博物馆瓷器展厅的光线总是幽冷而专注。一件南宋的青白釉瓷枕,在柔和的射灯下泛着温润如玉的光泽,像初春深山刚刚解冻的一泓清泉,澄澈见底。枕面上,用纤细刚劲如铁线的笔触,篆刻着易安居士的词句:“醉乡路稳宜频到,此外不堪行。”指尖隔着冰凉的展柜玻璃,轻轻描摹那微凹的、承载过无数梦境的线条。那个风雨飘摇的南宋之夜,烛影摇红,一位女子辗转难眠,将满腹无处诉说的愁绪与寂寥,轻轻枕在这冰凉坚实的依托上,为的是寻求片刻的慰藉与安稳。

八百年岁月如烟云流转,一种跨越时空的孤寂与对温暖的深切渴求,竟在指尖碰触的瞬间,在心底幽微处激起无声的回响。时光于此悄然弯折、重叠,让古今相似的悲欢,在这冰凉的瓷枕上,达成了无声的、深沉的和解。

窗外的雨不知何时又淅淅沥沥起来。案头,一滴刚蘸饱墨的笔尖悬停时落下的墨点,正被飘入的雨丝无声地洇成一朵姿态天然的水墨昙花。

看着这无心的造化,陶渊明那句“纵浪大化中,不喜亦不惧”的淡然诗句,便自然而然地从心底浮起。顿时心中一片澄澈通明:所谓与时光相恋,或许并非要刻下多么惊天动地的印记,不过是在这奔流不息、看似无情的岁月长河中,俯下身来,珍重地将每一个稍纵即逝、平凡如尘的当下,过成一行值得在记忆里反复咀嚼、低徊不已的诗句。

就像西湖龙井村那些世代与茶为伴的老茶人,年年春风又绿江南岸时,他们必定会佝偻着腰,在熟悉的山坡梯田上,小心翼翼地将一株株稚嫩的茶苗,植入被春雨浸润得松软温厚的泥土深处。

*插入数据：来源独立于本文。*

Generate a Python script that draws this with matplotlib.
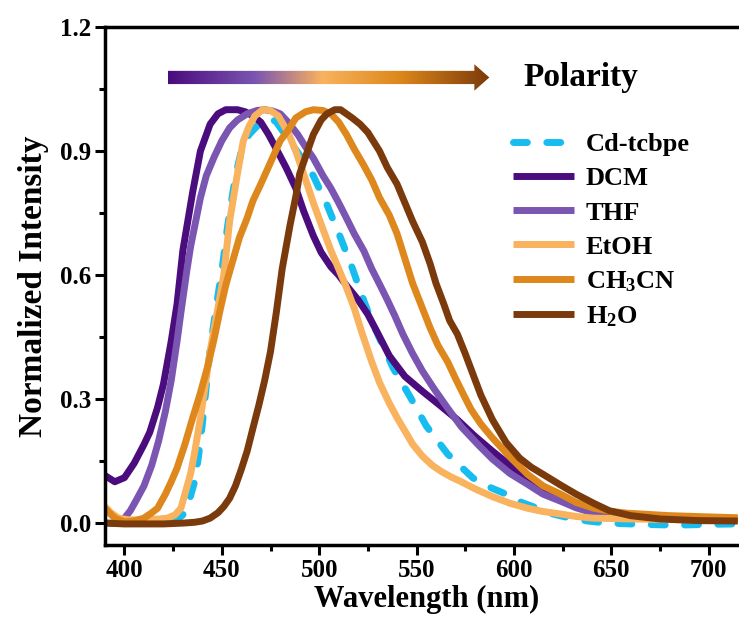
import numpy as np
import matplotlib
matplotlib.use('Agg')
from matplotlib import pyplot as plt
from matplotlib.colors import LinearSegmentedColormap
from matplotlib.patches import Polygon

plt.rcParams['font.family'] = 'Liberation Serif'
plt.rcParams['font.weight'] = 'bold'
plt.rcParams['axes.labelweight'] = 'bold'
plt.rcParams['mathtext.fontset'] = 'custom'
plt.rcParams['mathtext.rm'] = 'Liberation Serif:bold'
plt.rcParams['mathtext.bf'] = 'Liberation Serif:bold'
plt.rcParams['mathtext.default'] = 'bf'

# emission spectra (wavelength nm, normalized intensity)
cd_x = [390, 420, 426, 430, 433, 436, 438, 440, 442, 444, 447, 450, 453, 457, 460, 464, 468, 472, 475,
        478, 481, 484, 490, 497, 504, 511, 517, 522, 526, 530, 538, 547, 555, 566, 579, 587, 596, 604,
        612, 620, 629, 638, 648, 666, 683, 700, 715]
cd_y = [0.0, 0.0, 0.005, 0.02, 0.05, 0.1, 0.16, 0.24, 0.33, 0.42, 0.52, 0.61, 0.72, 0.84, 0.9, 0.94,
        0.96, 0.975, 0.98, 0.97, 0.95, 0.93, 0.89, 0.84, 0.77, 0.69, 0.617, 0.55, 0.50, 0.457, 0.375,
        0.303, 0.235, 0.167, 0.109, 0.088, 0.07, 0.05, 0.036, 0.022, 0.012, 0.005, 0.0, -0.003, -0.005,
        -0.003, -0.002]

dcm_x = [390, 395, 400, 405, 410, 413, 417, 420, 424, 427, 430, 435, 439, 444, 448, 452, 458, 462, 466,
         470, 474, 478, 483, 488, 492, 497, 501, 506, 510, 514, 520, 525, 530, 536, 544, 553, 562, 571,
         580, 589, 598, 607, 616, 624, 632, 641, 655, 670, 690, 715]
dcm_y = [0.115, 0.10, 0.11, 0.145, 0.19, 0.22, 0.28, 0.336, 0.44, 0.53, 0.66, 0.80, 0.90, 0.965, 0.99,
         1.0, 1.0, 0.995, 0.985, 0.97, 0.94, 0.905, 0.86, 0.81, 0.755, 0.695, 0.655, 0.62, 0.60, 0.575,
         0.54, 0.505, 0.46, 0.405, 0.355, 0.319, 0.285, 0.25, 0.21, 0.174, 0.14, 0.109, 0.08, 0.06,
         0.043, 0.029, 0.018, 0.012, 0.01, 0.008]

thf_x = [400, 403, 406, 410, 414, 417.5, 421, 424, 427, 429, 432, 434, 437, 439, 442, 446, 450, 454,
         458, 463, 468, 472, 476, 480, 484, 489, 493, 497, 502, 506, 510, 514, 518, 523, 527, 531, 535,
         539, 543, 548, 553, 559, 566, 573, 582, 589, 598, 607, 615, 624, 632, 641, 655, 670, 690, 715]
thf_y = [0.012, 0.03, 0.055, 0.09, 0.14, 0.198, 0.27, 0.345, 0.44, 0.51, 0.61, 0.67, 0.74, 0.787, 0.84,
         0.885, 0.925, 0.956, 0.975, 0.99, 0.998, 1.0, 0.997, 0.99, 0.97, 0.94, 0.91, 0.883, 0.84, 0.81,
         0.775, 0.738, 0.70, 0.658, 0.615, 0.578, 0.54, 0.50, 0.457, 0.41, 0.368, 0.325, 0.278, 0.233,
         0.188, 0.155, 0.12, 0.094, 0.07, 0.053, 0.037, 0.024, 0.015, 0.012, 0.01, 0.008]

etoh_x = [390, 393, 397, 402, 410, 418, 422, 426, 429, 431, 434, 436, 439, 442, 444, 448, 451, 454, 458,
          461, 464, 467, 471, 475, 479, 484, 488, 492, 497, 502, 506, 510, 514, 518, 522, 527, 531, 536,
          540, 548, 553, 558, 563, 568, 573, 580, 589, 598, 607, 615, 624, 632, 641, 660, 690, 715]
etoh_y = [0.04, 0.025, 0.012, 0.008, 0.008, 0.01, 0.012, 0.02, 0.036, 0.07, 0.12, 0.17, 0.254, 0.35,
          0.416, 0.52, 0.60, 0.73, 0.845, 0.924, 0.96, 0.985, 1.0, 0.998, 0.985, 0.945, 0.90, 0.845,
          0.775, 0.71, 0.66, 0.615, 0.57, 0.52, 0.46, 0.39, 0.34, 0.29, 0.255, 0.191, 0.162, 0.14,
          0.124, 0.111, 0.1, 0.083, 0.064, 0.048, 0.036, 0.028, 0.022, 0.016, 0.012, 0.01, 0.008, 0.007]

ch3cn_x = [390, 395, 400, 405, 410, 414, 417, 421, 424, 427, 431, 435, 439, 442.5, 446, 449, 452, 456,
           459, 463, 466, 470, 476, 480, 484, 488, 493, 497, 502, 506, 510, 514, 518, 522.6, 527, 531,
           536, 540, 544, 548, 553, 557, 561, 566, 570, 574, 578, 583, 589, 598, 607, 615, 624, 632,
           641, 650, 658, 680, 700, 715]
ch3cn_y = [0.035, 0.012, 0.003, 0.005, 0.012, 0.025, 0.036, 0.07, 0.1, 0.133, 0.19, 0.254, 0.315,
           0.375, 0.445, 0.513, 0.575, 0.641, 0.69, 0.738, 0.78, 0.82, 0.883, 0.925, 0.95, 0.98, 0.995,
           1.0, 0.998, 0.99, 0.97, 0.94, 0.905, 0.868, 0.83, 0.787, 0.745, 0.70, 0.64, 0.58, 0.52,
           0.472, 0.43, 0.39, 0.35, 0.312, 0.275, 0.24, 0.206, 0.16, 0.118, 0.09, 0.07, 0.05, 0.036,
           0.028, 0.024, 0.018, 0.015, 0.013]

h2o_x = [390, 400, 420, 430, 436, 440, 444, 448, 451, 454, 457, 460, 463, 466, 469, 472, 475, 478, 481,
         485, 488, 490, 494, 497, 501, 504, 508, 511, 514, 517, 521, 525, 531, 535, 540, 544, 548, 553,
         557, 560, 564, 567, 571, 575, 579, 583, 589, 596, 603, 609, 615, 624, 632, 641, 649, 660, 675,
         695, 715]
h2o_y = [0.0, -0.002, -0.002, 0.0, 0.002, 0.005, 0.012, 0.025, 0.04, 0.06, 0.09, 0.13, 0.174, 0.23,
         0.285, 0.345, 0.415, 0.51, 0.615, 0.72, 0.79, 0.845, 0.9, 0.94, 0.975, 0.99, 1.0, 1.0, 0.99,
         0.98, 0.965, 0.945, 0.90, 0.86, 0.82, 0.775, 0.73, 0.68, 0.627, 0.58, 0.53, 0.49, 0.457, 0.41,
         0.36, 0.31, 0.25, 0.195, 0.157, 0.135, 0.118, 0.092, 0.07, 0.048, 0.03, 0.018, 0.01, 0.006,
         0.005]

labels = ['Cd-tcbpe', 'DCM', 'THF', 'EtOH', 'CH$_3$CN', 'H$_2$O']
colors = ['#18BDF0', '#4B0C7D', '#7A55B1', '#F9B25E', '#DE871C', '#7B3A0B']
series = [(cd_x, cd_y), (dcm_x, dcm_y), (thf_x, thf_y), (etoh_x, etoh_y),
          (ch3cn_x, ch3cn_y), (h2o_x, h2o_y)]

# gradient stops of the polarity arrow
arrow_colors = ['#4B0C7D', '#7A55B1', '#F9B25E', '#DE871C', '#7B3A0B']
arrow_stops = [0.0, 0.27, 0.48, 0.72, 1.0]

fig = plt.figure(figsize=(7.39, 6.30), dpi=100)
ax = fig.add_axes([0.1421, 0.1349, 0.8694, 0.8222])

for (x, y), lab, c in zip(series, labels, colors):
    if lab == 'Cd-tcbpe':
        ax.plot(x, y, color=c, lw=5, ls=(0, (2.0, 2.8)), dash_capstyle='round',
                dash_joinstyle='round', label=lab)
    else:
        ax.plot(x, y, color=c, lw=5, solid_capstyle='butt', solid_joinstyle='round', label=lab)

ax.set_xlim(390, 720)
ax.set_ylim(-0.053, 1.2)
ax.set_xticks([400, 450, 500, 550, 600, 650, 700])
ax.set_yticks([0.0, 0.3, 0.6, 0.9, 1.2])
ax.set_yticklabels(['0.0', '0.3', '0.6', '0.9', '1.2'])
ax.set_xticks([425, 475, 525, 575, 625, 675], minor=True)
ax.set_yticks([0.15, 0.45, 0.75, 1.05], minor=True)
ax.tick_params(which='major', direction='out', length=7, width=2.2, labelsize=18, pad=3)
ax.tick_params(which='minor', direction='out', length=4, width=2.2)
ax.tick_params(top=False, right=False)
for s in ['left', 'bottom', 'top']:
    ax.spines[s].set_linewidth(2.5)
ax.spines['right'].set_visible(False)

ax.set_xlabel('Wavelength (nm)', fontsize=22, fontweight='bold', labelpad=2)
ax.set_ylabel('Normalized Intensity', fontsize=24, fontweight='bold', labelpad=8)

# gradient arrow
x0, x1, xh = 422.3, 587.4, 579.7
yc, hb, hh = 1.078, 0.016, 0.032
cmap = LinearSegmentedColormap.from_list('pol', list(zip(arrow_stops, arrow_colors)))
grad = np.linspace(0, 1, 256).reshape(1, -1)
arrow = Polygon([[x0, yc - hb], [xh, yc - hb], [xh, yc - hh], [x1, yc], [xh, yc + hh],
                 [xh, yc + hb], [x0, yc + hb]], closed=True, fc='none', ec='none')
ax.add_patch(arrow)
im = ax.imshow(grad, extent=[x0, x1, yc - hh, yc + hh], cmap=cmap, aspect='auto', zorder=3)
im.set_clip_path(arrow)
ax.text(605, 1.078, 'Polarity', fontsize=24, fontweight='bold', va='center', ha='left')

ax.legend(loc='upper left', bbox_to_anchor=(513 / 739, 1 - 133 / 630), bbox_transform=fig.transFigure,
          frameon=False, fontsize=19, handlelength=2.3, handletextpad=0.45, labelspacing=0.4,
          borderpad=0, borderaxespad=0)

plt.savefig('out.png', dpi=100)
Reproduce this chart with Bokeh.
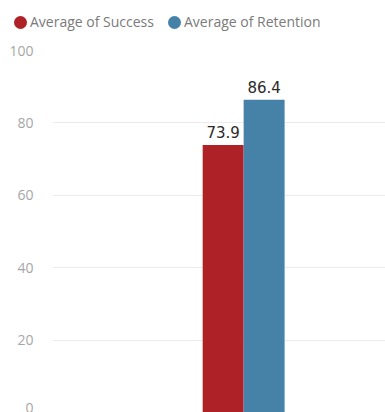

他们深谙土地与季节的脾性,明白真正的时光情人,正是那些甘愿在今日的土壤里默默深耕、虔诚埋种,只为那尚在风中飘荡、不可预知的未来,埋下一粒粒饱满希望的人。

当我们终于学会低下头颅,与流逝的时光达成某种深邃的谅解与共处,那些被岁月年复一年、层层浸透的日常况味都在记忆最肥沃的土壤里深深扎下根须,悄然萌蘖,无声生长。终有一日,它们会蓊郁成一片浓荫蔽日的森林,以其深沉的绿意与清凉,荫庇着后来者跋涉的足迹,成为灵魂深处可以停靠的驿站。